- DATA -
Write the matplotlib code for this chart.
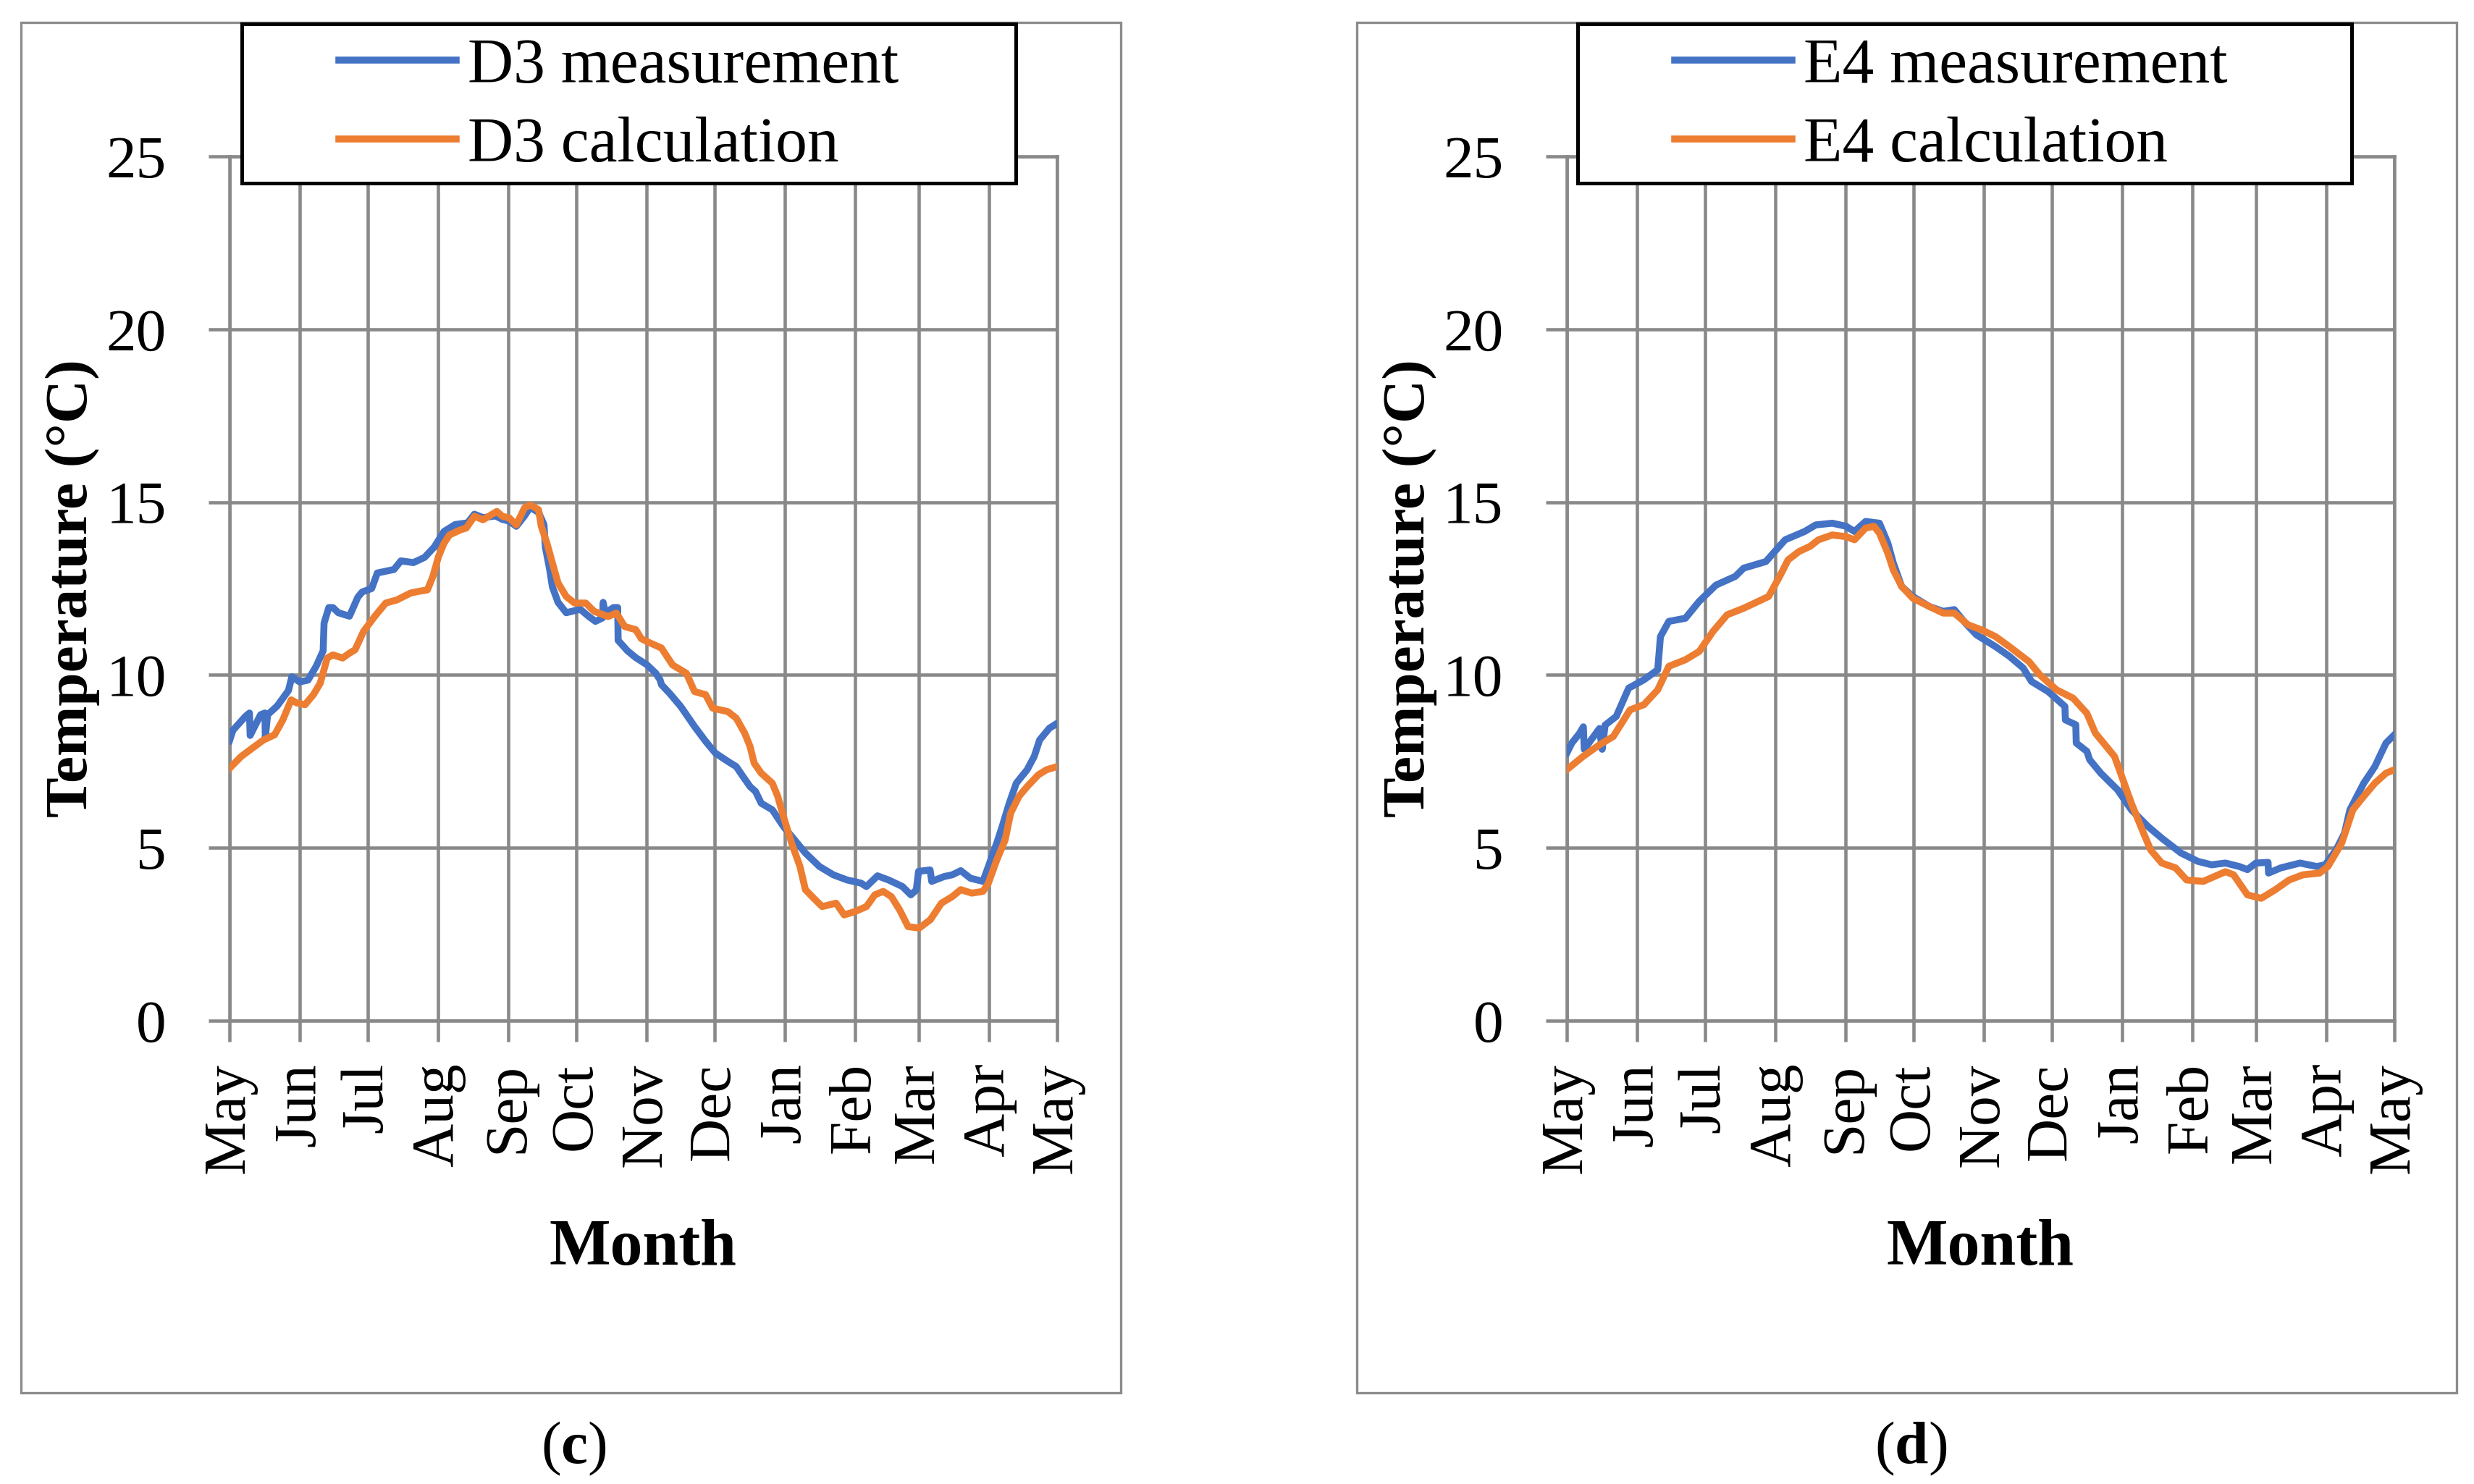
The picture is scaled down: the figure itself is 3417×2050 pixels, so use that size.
import matplotlib
matplotlib.use("Agg")
import matplotlib.pyplot as plt
import numpy as np
from matplotlib.patches import Rectangle
from matplotlib.lines import Line2D

# ---------------- data (day offset from 1 May, temperature °C) ----------------
month_labels = ["May", "Jun", "Jul", "Aug", "Sep", "Oct", "Nov", "Dec",
                "Jan", "Feb", "Mar", "Apr", "May"]
month_ticks = [0, 31, 61, 92, 123, 153, 184, 214, 245, 276, 304, 335, 365]
y_ticks = [0, 5, 10, 15, 20, 25]

d3_measurement = [
    (0, 8.1), (1.5, 8.4), (7, 8.8), (8.8, 8.9), (9.1, 8.25), (13.7, 8.85), (15.6, 8.9),
    (15.8, 8.2), (16.8, 8.85), (21, 9.1), (26, 9.55), (27.5, 9.95), (30.9, 9.8),
    (34.6, 9.85), (38.2, 10.25), (41.3, 10.7), (41.7, 11.5), (43.8, 11.95), (45.6, 11.95),
    (48, 11.8), (52.9, 11.7), (56.6, 12.25), (58.5, 12.4), (62.7, 12.5), (65.2, 12.95),
    (72.5, 13.05), (75.6, 13.3), (81.1, 13.25), (86, 13.4), (90.3, 13.7), (94.6, 14.15),
    (99.5, 14.35), (105, 14.4), (108, 14.65), (111.8, 14.55), (117.3, 14.6), (120.3, 14.5),
    (123.4, 14.45), (126.5, 14.3), (130.1, 14.6), (132.6, 14.85), (136.3, 14.7),
    (138.7, 14.35), (139.3, 13.7), (141.2, 13.05), (142.4, 12.55), (144.9, 12.1),
    (148.5, 11.8), (154.7, 11.9), (158.3, 11.7), (161.4, 11.55), (164.5, 11.65),
    (164.8, 12.1), (165.7, 11.8), (169.4, 11.95), (171.2, 11.95), (171.4, 11.0),
    (175.5, 10.7), (179.2, 10.5), (184, 10.3), (188, 10.05), (189.9, 9.86), (190.5, 9.72),
    (194.1, 9.47), (199, 9.09), (205.1, 8.51), (210, 8.08), (214.3, 7.74), (219.8, 7.5),
    (223.5, 7.35), (226.5, 7.06), (229.6, 6.77), (232, 6.63), (234.5, 6.29), (239.4, 6.1),
    (244.3, 5.62), (249.2, 5.23), (254, 4.85), (260.2, 4.46), (266.3, 4.22), (272.4, 4.07),
    (278.5, 3.98), (280.9, 3.88), (285.8, 4.19), (290.7, 4.07), (296.8, 3.88),
    (300.5, 3.64), (302.9, 3.78), (303.9, 4.32), (309, 4.36), (309.7, 4.03), (315.2, 4.17),
    (318.8, 4.22), (322.5, 4.34), (326.8, 4.12), (332.3, 4.03), (334.7, 4.46),
    (338.4, 5.14), (340.8, 5.62), (343.9, 6.29), (347, 6.87), (351.8, 7.26), (354.9, 7.64),
    (357.3, 8.12), (361.6, 8.46), (365, 8.6),
]

d3_calculation = [
    (0, 7.3), (5.1, 7.64), (10, 7.88), (15, 8.12), (19.9, 8.27), (23.5, 8.7), (27.2, 9.28),
    (29.7, 9.19), (33.3, 9.14), (37, 9.43), (40, 9.76), (43.1, 10.49), (45.6, 10.58),
    (49.9, 10.49), (52.9, 10.63), (55.4, 10.73), (59.1, 11.26), (64, 11.69), (68.9, 12.08),
    (73.8, 12.17), (79.9, 12.37), (83.6, 12.42), (87.3, 12.46), (89.7, 12.85),
    (92.2, 13.43), (94.6, 13.81), (97, 14.05), (102, 14.2), (104.4, 14.25), (108, 14.59),
    (111.8, 14.49), (117.9, 14.73), (120.3, 14.59), (123.4, 14.54), (126.5, 14.34),
    (130.1, 14.83), (132.6, 14.92), (136.3, 14.78), (137.5, 14.3), (140, 13.81),
    (142.4, 13.24), (144.9, 12.66), (148.5, 12.27), (152.2, 12.08), (157.1, 12.08),
    (160.8, 11.84), (167, 11.69), (170.6, 11.79), (174.3, 11.4), (179.2, 11.31),
    (181.6, 11.05), (184, 10.97), (190.5, 10.78), (195.4, 10.29), (201.5, 10.05),
    (205.1, 9.52), (210, 9.43), (213.1, 9.04), (219.8, 8.94), (223.5, 8.75), (227.2, 8.32),
    (229.6, 7.93), (231.4, 7.45), (234.5, 7.16), (239.4, 6.87), (241.8, 6.49),
    (244.3, 5.91), (247.9, 5.14), (251.6, 4.46), (254, 3.79), (257.7, 3.54), (261.4, 3.3),
    (267.5, 3.4), (271.1, 3.06), (276, 3.16), (280.9, 3.3), (284.6, 3.64), (288.3, 3.74),
    (291.9, 3.59), (295.6, 3.2), (299.3, 2.72), (304.2, 2.68), (309.1, 2.92), (314, 3.4),
    (318.8, 3.59), (322.5, 3.79), (327.4, 3.69), (332.3, 3.74), (334.7, 3.98),
    (338.4, 4.65), (342.1, 5.23), (344.5, 6.0), (348.2, 6.49), (351.8, 6.77),
    (356.7, 7.11), (360.4, 7.26), (365, 7.35),
]

e4_measurement = [
    (0, 7.74), (2.2, 8.03), (5.5, 8.3), (7.3, 8.5), (7.7, 7.85), (14.4, 8.45), (15.6, 7.85),
    (16.9, 8.55), (21.8, 8.8), (27.3, 9.62), (34, 9.86), (40.1, 10.15), (41.3, 11.11),
    (45, 11.55), (52.3, 11.64), (58.4, 12.13), (65.8, 12.6), (74.3, 12.85), (78, 13.09),
    (87.8, 13.28), (96.3, 13.91), (104.9, 14.15), (109.8, 14.34), (117.1, 14.39),
    (123.2, 14.3), (126.9, 14.15), (131.8, 14.44), (137.9, 14.39), (141.6, 13.81),
    (144, 13.24), (147.7, 12.56), (152.6, 12.27), (159.9, 11.98), (166, 11.84),
    (170.9, 11.89), (175.8, 11.5), (180.7, 11.16), (189.1, 10.82), (195.2, 10.54),
    (201.3, 10.2), (205, 9.81), (212.3, 9.52), (219.7, 9.09), (219.9, 8.7), (224.5, 8.56),
    (224.7, 8.03), (229.4, 7.79), (230.6, 7.55), (235.5, 7.16), (242.9, 6.68), (249, 6.1),
    (256.3, 5.62), (262.4, 5.28), (270.9, 4.85), (278.3, 4.61), (284.4, 4.51),
    (290.5, 4.56), (296.6, 4.46), (300.2, 4.37), (303.9, 4.56), (309.3, 4.58),
    (309.5, 4.27), (314.9, 4.42), (323.4, 4.56), (330.8, 4.46), (334.5, 4.51),
    (339.3, 4.94), (343, 5.42), (345.4, 6.1), (351.5, 6.87), (356.4, 7.35), (361.3, 8.03),
    (365, 8.27),
]

e4_calculation = [
    (0, 7.26), (7.1, 7.64), (14.4, 7.98), (20.5, 8.22), (27.9, 8.99), (34, 9.14),
    (40.1, 9.57), (45, 10.25), (52.3, 10.44), (58.4, 10.68), (64.5, 11.26), (70.7, 11.74),
    (78, 11.93), (82.9, 12.08), (89, 12.27), (93.9, 12.85), (97.6, 13.33), (102.4, 13.57),
    (107.3, 13.72), (111, 13.91), (117.1, 14.05), (123.2, 14.0), (126.9, 13.91),
    (131.8, 14.25), (135.5, 14.3), (137.9, 14.1), (141.6, 13.52), (144, 13.04),
    (147.7, 12.56), (152.6, 12.22), (159.9, 11.98), (166, 11.79), (170.9, 11.79),
    (177, 11.45), (183.1, 11.3), (189.1, 11.11), (195.2, 10.82), (203.8, 10.39),
    (208.7, 10.0), (216, 9.57), (223.3, 9.33), (229.4, 8.89), (233.1, 8.32), (238, 7.93),
    (241.6, 7.64), (245.3, 6.97), (249, 6.29), (253.8, 5.52), (257.5, 4.94), (262.4, 4.56),
    (268.5, 4.42), (273.4, 4.07), (280.7, 4.03), (285.6, 4.17), (290.5, 4.31),
    (294.1, 4.22), (300.2, 3.64), (306.3, 3.54), (312.5, 3.79), (318.6, 4.07),
    (324.7, 4.22), (332, 4.27), (335.7, 4.46), (341.8, 5.14), (346.7, 6.1), (351.5, 6.49),
    (356.4, 6.87), (361.3, 7.16), (365, 7.26),
]

panels = [
    ("D3 measurement", d3_measurement, "D3 calculation", d3_calculation, "c"),
    ("E4 measurement", e4_measurement, "E4 calculation", e4_calculation, "d"),
]

# ---------------- style ----------------
plt.rcParams["font.family"] = ["Liberation Serif", "DejaVu Serif"]
plt.rcParams["mathtext.fontset"] = "custom"
plt.rcParams["mathtext.rm"] = "Liberation Serif"
plt.rcParams["mathtext.bf"] = "Liberation Serif:bold"
BLUE = "#4472C4"
ORANGE = "#ED7D31"
GRID = "#898989"
FRAME = "#8c8c8c"

W, H, DPI = 3417, 2050, 300
fig = plt.figure(figsize=(W / DPI, H / DPI), dpi=DPI)
fig.patch.set_facecolor("white")


def fx(px):
    return px / W


def fy(py):
    return 1 - py / H


for i, (lab1, ser1, lab2, ser2, letter) in enumerate(panels):
    dx = 1847 * i      # axes offset
    dl = 1845 * i      # legend / frame offset

    # outer panel frame
    fig.add_artist(Rectangle((fx(29 + dl), fy(1924)), fx(1519), (1924 - 31) / H,
                             transform=fig.transFigure, fill=False, ec=FRAME,
                             lw=0.8, zorder=0))

    ax = fig.add_axes([fx(317 + dx), fy(1410), fx(1143), 1194 / H])
    d1, v1 = np.array(ser1).T
    d2, v2 = np.array(ser2).T
    ax.plot(d1, v1, color=BLUE, lw=2.3, solid_joinstyle="round", zorder=3)
    ax.plot(d2, v2, color=ORANGE, lw=2.3, solid_joinstyle="round", zorder=4)

    ax.set_xlim(0, 365)
    ax.set_ylim(0, 25)
    ax.set_xticks(month_ticks)
    ax.set_xticklabels(month_labels, rotation=90, ha="center", va="top")
    ax.set_yticks(y_ticks)
    ax.grid(True, color=GRID, lw=1.1)
    ax.set_axisbelow(True)
    for sp in ax.spines.values():
        sp.set_color(GRID)
        sp.set_linewidth(1.1)
    ax.tick_params(direction="out", length=7, width=1.1, color=GRID,
                   labelsize=20, labelcolor="black")
    ax.tick_params(axis="x", pad=7)
    ax.tick_params(axis="y", pad=14)

    ax.set_ylabel("Temperature (°C)", fontsize=20, fontweight="bold")
    ax.yaxis.set_label_coords(-0.157, 0.5)

    fig.text(fx(888 + dx), fy(1747), "Month", ha="center", va="baseline",
             fontsize=21.5, fontweight="bold")
    fig.text(fx(792 + dx), fy(2001), "(" + r"$\mathbf{" + letter + "}$" + ")",
             ha="center", va="center", fontsize=20)

    # legend box
    fig.add_artist(Rectangle((fx(334 + dl), fy(253)), fx(1069), 220 / H,
                             transform=fig.transFigure, fc="white", ec="black",
                             lw=1.2, zorder=4))
    handles = [Line2D([], [], color=BLUE, lw=2.3), Line2D([], [], color=ORANGE, lw=2.3)]
    leg = fig.legend(handles, [lab1, lab2], loc="center left",
                     bbox_to_anchor=(fx(468 + dl), fy(147)), frameon=False,
                     borderpad=0, borderaxespad=0, handlelength=1.85,
                     handletextpad=0.18, labelspacing=0.32, fontsize=21)
    leg.set_zorder(6)

fig.savefig("out.png", dpi=DPI, facecolor="white")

- WHAT IS REQUIRED -
Begin at the top of the material above and output each line exactly, stopping after the line that holds "y_ticks = [0, 5, 10, 15, 20, 25]". Leave out pictures.

- EXERCISE RESULT -
Write the matplotlib code for this chart.
The picture is scaled down: the figure itself is 3417×2050 pixels, so use that size.
import matplotlib
matplotlib.use("Agg")
import matplotlib.pyplot as plt
import numpy as np
from matplotlib.patches import Rectangle
from matplotlib.lines import Line2D

# ---------------- data (day offset from 1 May, temperature °C) ----------------
month_labels = ["May", "Jun", "Jul", "Aug", "Sep", "Oct", "Nov", "Dec",
                "Jan", "Feb", "Mar", "Apr", "May"]
month_ticks = [0, 31, 61, 92, 123, 153, 184, 214, 245, 276, 304, 335, 365]
y_ticks = [0, 5, 10, 15, 20, 25]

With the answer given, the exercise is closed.